While the author is an attorney and has prepared this opinion in light of his understanding of the relevant law, he does not represent anyone involved in this matter. Anyone with an interest in these issues who must protect that interest should seek the advice of his or her own legal counsel and not rely on this document as a definitive statement of how to protect or advance his interest.
An advisory opinion issued by the Office of the Property Rights Ombudsman is not binding on any party to a dispute involving land use law. If the same issue that is the subject of an advisory opinion is listed as a cause of action in litigation, and that cause of action is litigated on the same facts and circumstances and is resolved consistent with the advisory opinion, the substantially prevailing party on that cause of action may collect reasonable attorney fees and court costs pertaining to the development of that cause of action from the date of the delivery of the advisory opinion to the date of the court’s resolution.

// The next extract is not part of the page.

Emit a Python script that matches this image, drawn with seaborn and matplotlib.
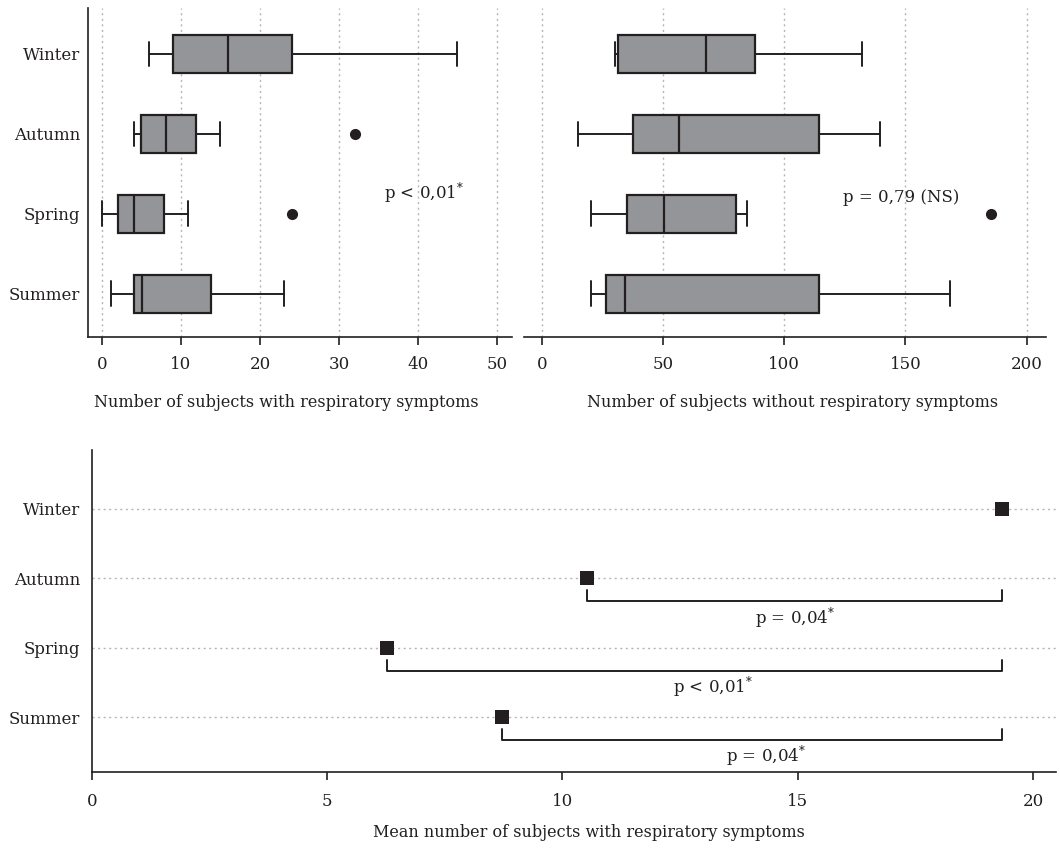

Evidence of a review by the Office of the Property Rights Ombudsman and the opinions, writings, findings, and determinations of the Office of the Property Rights Ombudsman are not admissible as evidence in a judicial action, except in small claims court, a judicial review of arbitration, or in determining costs and legal fees as explained above.
 Within certain limitations. A local government cannot do by contract what it is not otherwise authorized to do. For example, a municipality cannot bargain away its authority to make zoning decisions. A municipality’s authority to zone is a delegation of police power received from the state. Marshall v. Salt Lake City, 105 Utah 111, 121, 141 P.2d 704 (1943). The state cannot contract away its police power. Beer Co. v. Massachusetts, 97 U.S. 25, 33 (1877).
 Carrier v. Salt Lake County, 2004 UT 98, ¶18 (“We believe a better approach is that adopted by those jurisdictions that review a local agency’s interpretation of ordinances for correctness, but also afford some level of non-binding deference to the interpretation advanced by the local agency.”).
 See, e.g., Fulton Greens, L.P. v. City of Alpharetta, 272 Ga. App. 459 (2005).
 The Court in Daines illustrated by examining the term “boot.” Extrinsic evidence would be necessary in order for a judge to know that the term “boot” could mean either rainy-day footwear or the trunk of a British car. However, the fact that two meanings are possible does not create an ambiguity. In order for an ambiguity to be found, both meanings must be supported by the plain language within the four corners of the contract. Accordingly, unless the contract contains language that supports both a shoe and a car interpretation of boot, no ambiguity exists. As the court stated, “a finding of ambiguity will prove to be the exception and not the rule.” Id. at ¶30 n.5.